"It makes me laugh to imagine anyone finding my comic work erotic," states Aline Kominsky Crumb, "and in general I can say the same thing about most Underground comic art." She's got a point. Other people's erotic fantasies and obsessions are ridiculous, unless they happen to turn you on, too.
If Sturgeon's Law is true, then ninety per cent of all the erotic comics drawn, then and now, are crap. Tim Pilcher's brief but informative history of the remaining ten per cent revels in the allure of that minority of comics, those drawn with a powerful personal style. What's weirdly consistent about powerful personal styles (and this is an observation Pilcher never quite manages to articulate, though he comes close) is that going public with one's sexual fantasies means going public with one's fascination with the grotesque as well. It's as if artists can't choose which boundaries not to cross in their work, not if they're being honest with themselves as well as dedicated to cartooning as a professional pursuit. That dedication, and society's expectations of us, however hypocritical, may explain why the history of erotic comics (at least up to this volume's cutoff date of the early 'seventies) is a history of artists getting screwed -- by their publishers, usually, but also by the police and the courts.
This is a picture book, and Pilcher's selection of images is very good indeed. The first of five chapters covers the prehistory of underground comics, from the bounty of the 18th century (Hogarth, Rowlandson, Japanese shunga prints, and illustrations for the Kama Sutra), through saucy postcards, Tijuana Bibles, pin-up paintings, and risque comic strips for servicemen. Chapter 2 covers the rise of Playboy magazine and its low rent competitors, but it's too bad Pilcher couldn't get the rights to reproduce any of Kurtzman and Elder's delicious "Little Annie Fanny" panels.
Chapter 3 focuses on bondage comics, while the fourth chapter is devoted to the underground comix of the 'sixties, dominated by the Picasso of the counterculture, R. Crumb.
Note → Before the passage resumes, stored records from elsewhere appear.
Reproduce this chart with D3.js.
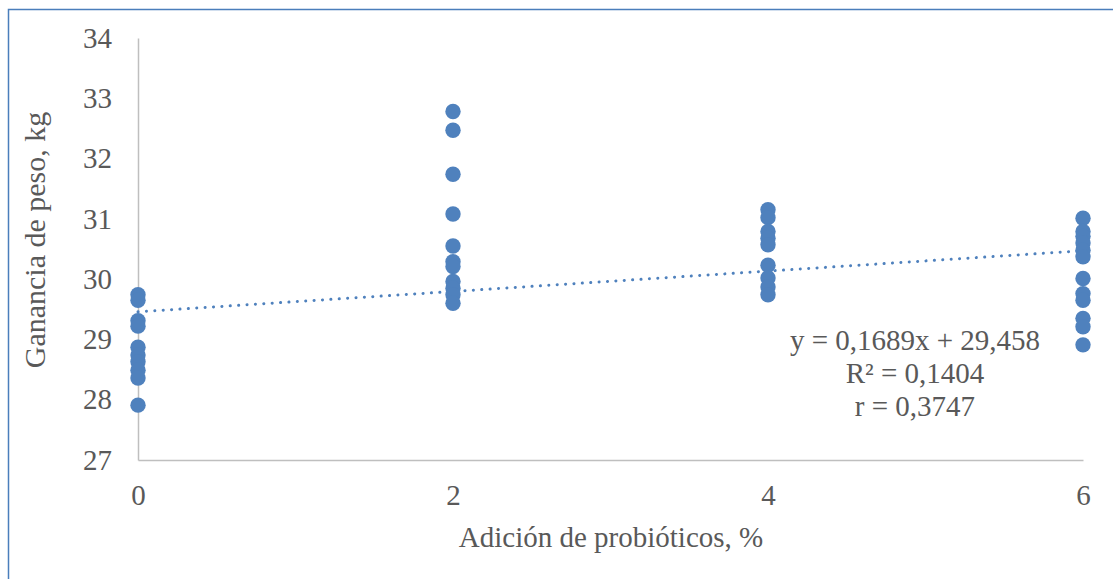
<!DOCTYPE html>
<html><head><meta charset="utf-8">
<script src="https://cdn.jsdelivr.net/npm/d3@7"></script>
<style>body{margin:0;background:#fff}svg{display:block}</style>
</head><body>
<svg id="c" width="1113" height="579"></svg>
<script>
const xTicks = [0, 2, 4, 6];
const yTicks = [27, 28, 29, 30, 31, 32, 33, 34];
const dose0 = [29.74, 29.65, 29.31, 29.22, 28.87, 28.74, 28.63, 28.49, 28.36, 27.91];
const dose2 = [32.78, 32.47, 31.74, 31.08, 30.55, 30.29, 30.21, 29.96, 29.85, 29.74, 29.60];
const dose4 = [31.15, 31.02, 30.79, 30.68, 30.57, 30.23, 30.02, 29.87, 29.74];
const dose6 = [31.01, 30.79, 30.71, 30.60, 30.48, 30.37, 30.01, 29.76, 29.65, 29.35, 29.21, 28.91];
const slope = 0.1689, intercept = 29.458;
const eqLines = ["y = 0,1689x + 29,458", "R² = 0,1404", "r = 0,3747"];
const xTitle = "Adición de probióticos, %";
const yTitle = "Ganancia de peso, kg";

const svg = d3.select("#c");
const font = "'Liberation Serif','Times New Roman',serif";
const txt = "#595959";
const blue = "#4f81bd";

svg.append("rect").attr("x", 8.5).attr("y", 9.5).attr("width", 1200).attr("height", 700)
  .attr("fill", "none").attr("stroke", "#4a7ebb").attr("stroke-width", 1.5);

const x = d3.scaleLinear().domain([0, 6]).range([138, 1083]);
const y = d3.scaleLinear().domain([27, 34]).range([460, 38]);

const gx = svg.append("g").attr("transform", "translate(0,460)")
  .call(d3.axisBottom(x).tickValues(xTicks).tickSize(0).tickPadding(24).tickFormat(d3.format("d")));
const gy = svg.append("g").attr("transform", "translate(138,0)")
  .call(d3.axisLeft(y).tickValues(yTicks).tickSize(0).tickPadding(26).tickFormat(d3.format("d")));
[gx, gy].forEach(g => {
  g.select(".domain").attr("stroke", "#bfbfbf").attr("stroke-width", 1.5);
  g.selectAll("text").attr("fill", txt).style("font-family", font).style("font-size", "29px");
});

const pts = [];
[[0, dose0], [2, dose2], [4, dose4], [6, dose6]].forEach(([d, arr]) => arr.forEach(v => pts.push([d, v])));

svg.append("line")
  .attr("x1", x(0)).attr("y1", y(intercept))
  .attr("x2", x(6)).attr("y2", y(intercept + slope * 6))
  .attr("stroke", blue).attr("stroke-width", 3).attr("stroke-linecap", "round")
  .attr("stroke-dasharray", "0.1 8.3");

svg.append("g").selectAll("circle").data(pts).join("circle")
  .attr("cx", d => x(d[0])).attr("cy", d => y(d[1])).attr("r", 7.7)
  .attr("fill", blue);

svg.append("g").selectAll("text").data(eqLines).join("text")
  .attr("x", 915).attr("y", (d, i) => 350 + i * 33)
  .attr("text-anchor", "middle").attr("fill", txt)
  .style("font-family", font).style("font-size", "29px").text(d => d);

svg.append("text").attr("x", 611).attr("y", 547).attr("text-anchor", "middle")
  .attr("fill", txt).style("font-family", font).style("font-size", "29px").text(xTitle);
svg.append("text").attr("transform", "translate(45,240) rotate(-90)").attr("text-anchor", "middle")
  .attr("fill", txt).style("font-family", font).style("font-size", "30px").text(yTitle);
</script>
</body></html>
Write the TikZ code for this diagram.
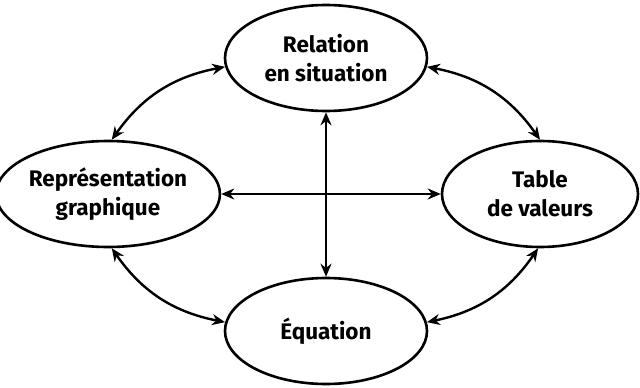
\documentclass[tikz,border=0pt]{standalone}
\usepackage{fontspec}
\setmainfont{Fira Sans}
\usetikzlibrary{arrows.meta,shapes.geometric}
\begin{document}
\begin{tikzpicture}[x=1pt,y=-1pt,
  oval/.style={draw=black,line width=2.6pt,ellipse,inner sep=0pt,
    minimum width=202pt,minimum height=106pt,align=center,
    font=\fontsize{22.5}{29}\selectfont\bfseries},
  conn/.style={line width=2.4pt,{Stealth[length=13pt,width=11pt]}-{Stealth[length=13pt,width=11pt]}}]
\useasboundingbox (0,0) rectangle (640,388);
\node[oval] (top) at (326,58) {Relation\\en situation};
\node[oval] (left) at (108,194) {Représentation\\graphique};
\node[oval,minimum width=196pt] (right) at (540,194) {Table\\de valeurs};
\node[oval] (bot) at (326,331) {Équation};
\draw[conn] (top.south) -- (bot.north);
\draw[conn] (left.east) -- (right.west);
\draw[conn] (top.185) to[bend right=22] (left.86);
\draw[conn] (top.355) to[bend left=22] (right.90);
\draw[conn] (left.274) to[bend right=22] (bot.175);
\draw[conn] (right.268) to[bend left=22] (bot.5);
\end{tikzpicture}
\end{document}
The final chapter is a brief survey of the rise of the French and Italian erotic comics industries, with their daunting standards of draftsmanship, as well as a glimpse of the Mexican sensacionale, which sells twenty million copies a month while satisfying what seems to be a national taste for erotica that's both gratuitous and moralistic -- rather like American sitcoms, now that I think of it.